On the day after Clinton won the NYS Democratic Presidential primary in April, 1992, Governor Cuomo phoned me at our World Trade Center office, where I worked as the Director of his Press Operations.  His voice sounded sullen.  “A superficial candidate for a superficial age, “ he said to me about Clinton.  Cuomo expressed to me that he thought Clinton was as shallow and duplicitous as politicians come.  Still fresh in our minds was the Arkansas hillbilly’s guffaws on tape, when Jennifer Flowers, at her January tell-all press conference, said about Mario Cuomo that “I wouldn’t be surprised if he had some Mafioso major connections. ”  Instead of correcting one of his mistresses for the use of an ethnic slur, Clinton goofily yupped,  “Well, he acts like one.”

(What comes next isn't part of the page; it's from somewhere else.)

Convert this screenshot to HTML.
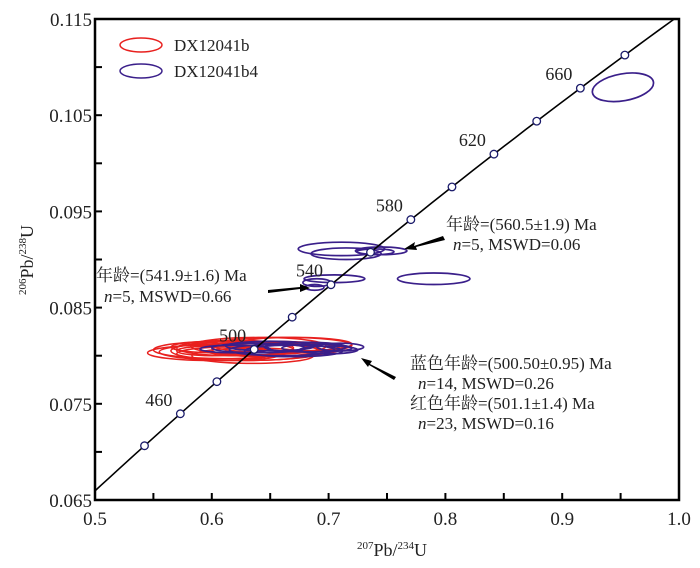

The writer Jimmy Breslin, not a fan of Clinton’s who would have loved to push Cuomo into the presidential race, was at the Flowers’ press conference and immediately faxed us the transcript of the her secret tapes, containing Clinton’s comment.   Cuomo went ballistic, cursing out Clinton in private, and demanding an apology to all Italian Americans through the pages of the NY Daily News , the New York Post and Newsday.

Clinton, battling for his political life in the New Hampshire primary which was a few weeks away, made matters worse.  He proffered a pitiful apology that started with the phrase: “If Governor Cuomo or other Italian-Americans found my remark disrespectful…”  That slippery and insensitive qualification of the word “If,” incensed Cuomo even more.  “What does he mean, “IF,” Cuomo argued.  Clinton simply didn’t get the depth of his insult, which if uttered against Jews or Blacks would have ended his campaign.

Amazingly, Cuomo put that grotesque personal and group slander behind him, and gave Clinton’s nomination speech at the Democratic Convention that summer.  I was with him back stage in the rehearsal room at Madison Square Garden the day of the speech, when Clinton’s staffers, insulted the New York Governor in another way:  by presuming to tell Mario Cuomo how to deliver a speech at a Democratic Convention.

Cuomo listened to their impudent instructions, inserted Clinton’s name a few more times to end their whining, read through his speech quickly, and bolted from the back room of the Garden that afternoon, leaving Clinton apparatchiks apoplectic and apprehensive.  They had no idea what Cuomo would do or to say that night before a global audience.

We walked up Seventh Avenue, from the Garden to a hotel suite at the Sheraton, Cuomo shaking hands with New Yorkers along the way, many of whom shouted “Mario!” once they saw him.  Their high spirits lifted his. They knew who he was.  And, so did he.